One sanderling test invocation. Fresh install,
spec-driven exploration, then the trace lands in
runs/<timestamp>/. Typically minutes to hours, not
seconds.
A run is not analogous to a unit test. A closer framing is: boot a fuzzer for an hour and see what breaks. Violations are recorded in the trace and exploration continues, so one run can surface many bugs.
Lifecycle
sanderling test --spec spec.ts --bundle-id com.example.app --duration 30m
│
├── uninstall and reinstall the app (clean slate, every run)
├── boot the sidecar, connect the agent socket
├── bundle the spec, load it into goja
│
├── step 0..N: pause, capture state, evaluate properties, pick action, resume, dispatch
│
└── terminate when --duration elapses (or SIGINT)
└── trace written to ./runs/<timestamp>/
├── trace.jsonl
├── screenshots/
└── meta.json
Why runs are long and linear
sanderling does not restart the app every N steps. Each restart throws away two things.
Novelty and coverage signal. The exploration strategy weights actions by whether they reach previously unseen state. Restarting resets that history.
Deep app states. Many screens take many actions to reach: nested settings, a loaded cart, post-checkout flows. A 50-step prefix to reach "cart with 3 items" does not happen if every run starts cold.
Long-linear trajectories find bugs that restart-based testing structurally cannot.
Setup cost amortizes
Preconditions (login, onboarding, consent dialogs) are written as weighted action generators gated on extractors. See writing specs. They fire only when applicable, so login happens once per run, not per step.

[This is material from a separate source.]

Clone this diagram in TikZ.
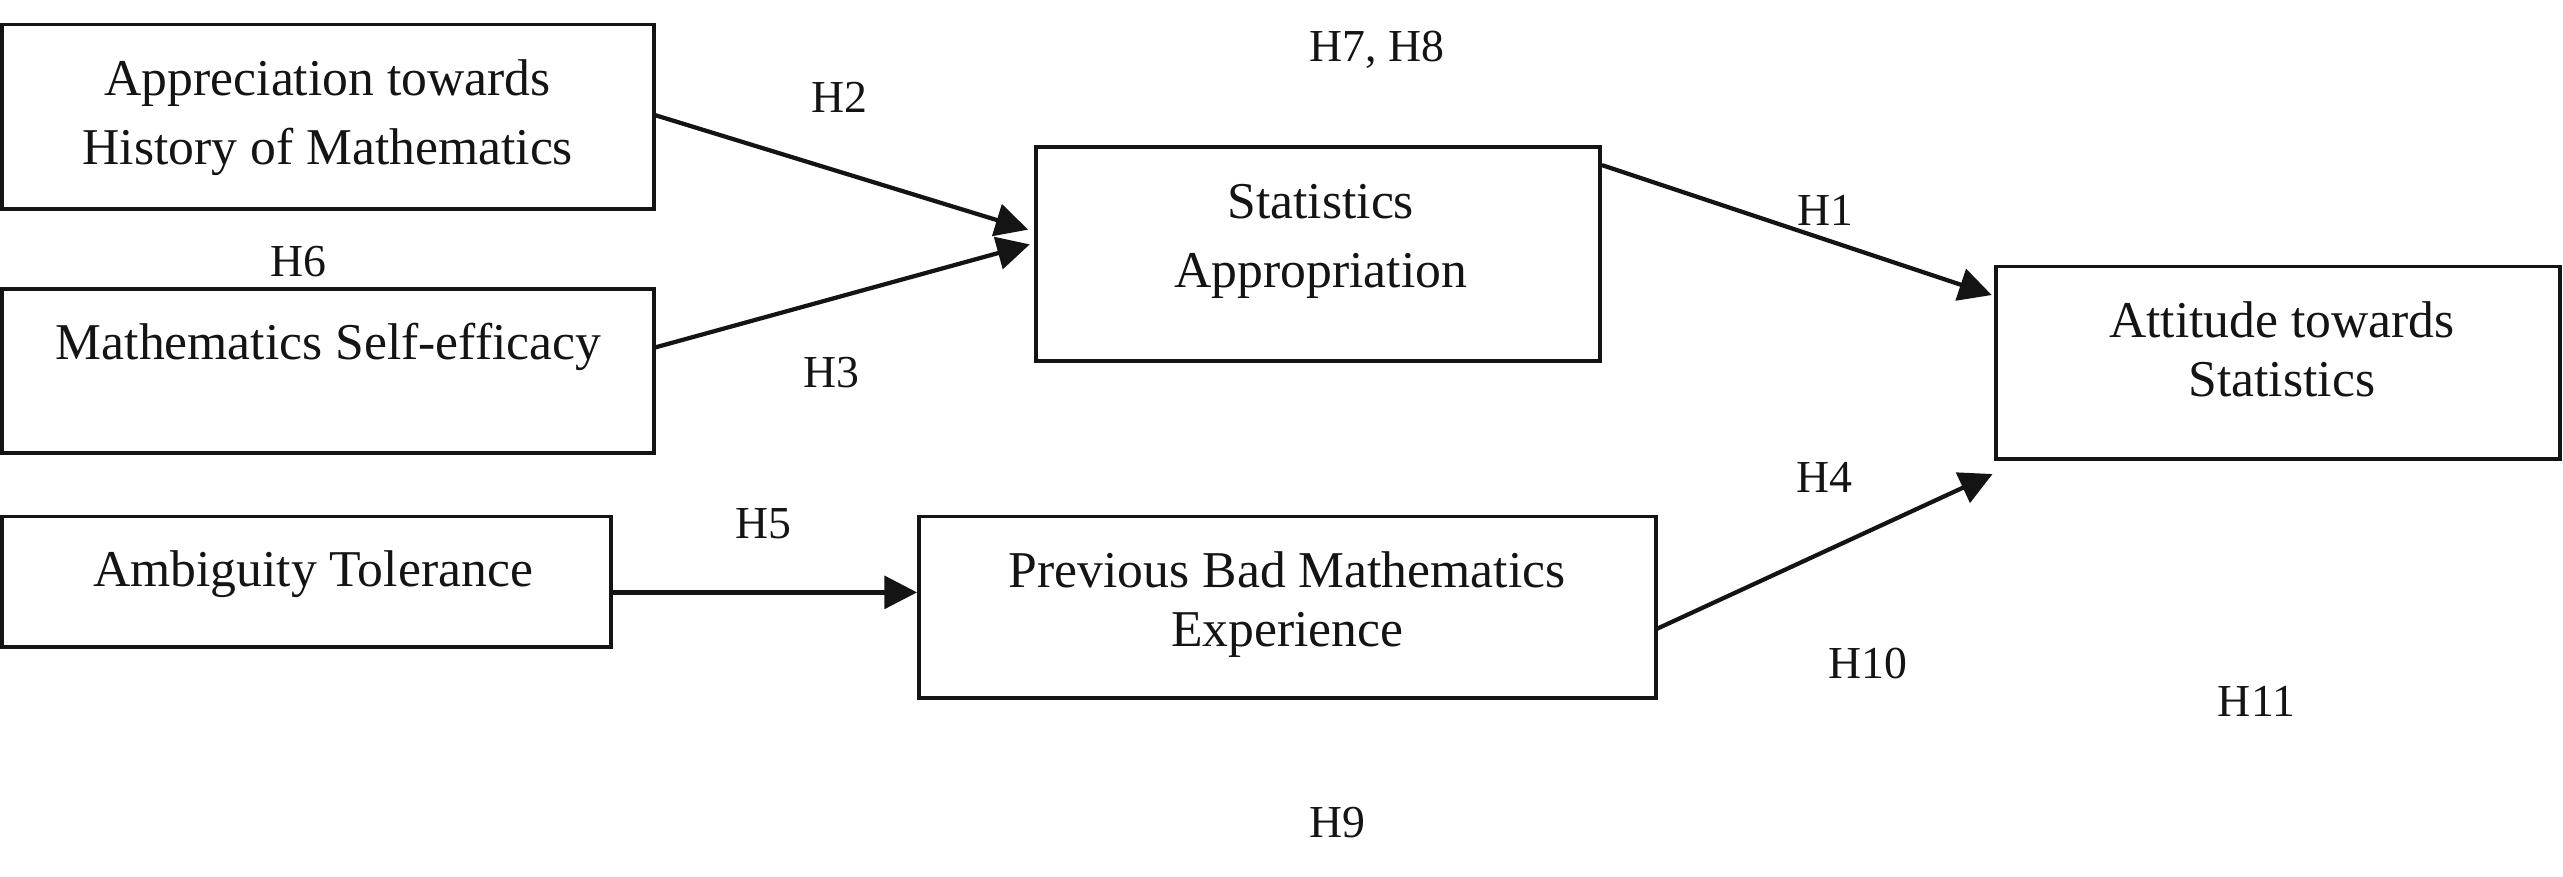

| Run length | Login cost | % of run |
|---|---|---|
| 5 min | ~15s | 5% |
| 30 min | ~15s | 0.8% |
| 1 hour | ~15s | 0.4% |
| CI: 3 seeds × 10 min | ~45s total | 2.5% |
At any non-trivial run length, preconditions are a rounding error.
Session state
Session tokens, keychain, shared prefs, cookies, and other
app-managed persistence survive the full run. If the app logs the user
out mid-run, the doLogin generator re-fires automatically
because its gating extractor (onLoginScreen) becomes true
again. No retry logic. No special-casing.
Termination
A run ends when either of these happens.
--durationelapses.- The process is interrupted (SIGINT).
The trace is written incrementally, so an interrupted run is still fully inspectable.
Additional termination conditions (--max-steps,
--exit-on-violation, hard crash handling) land in v0.1.0.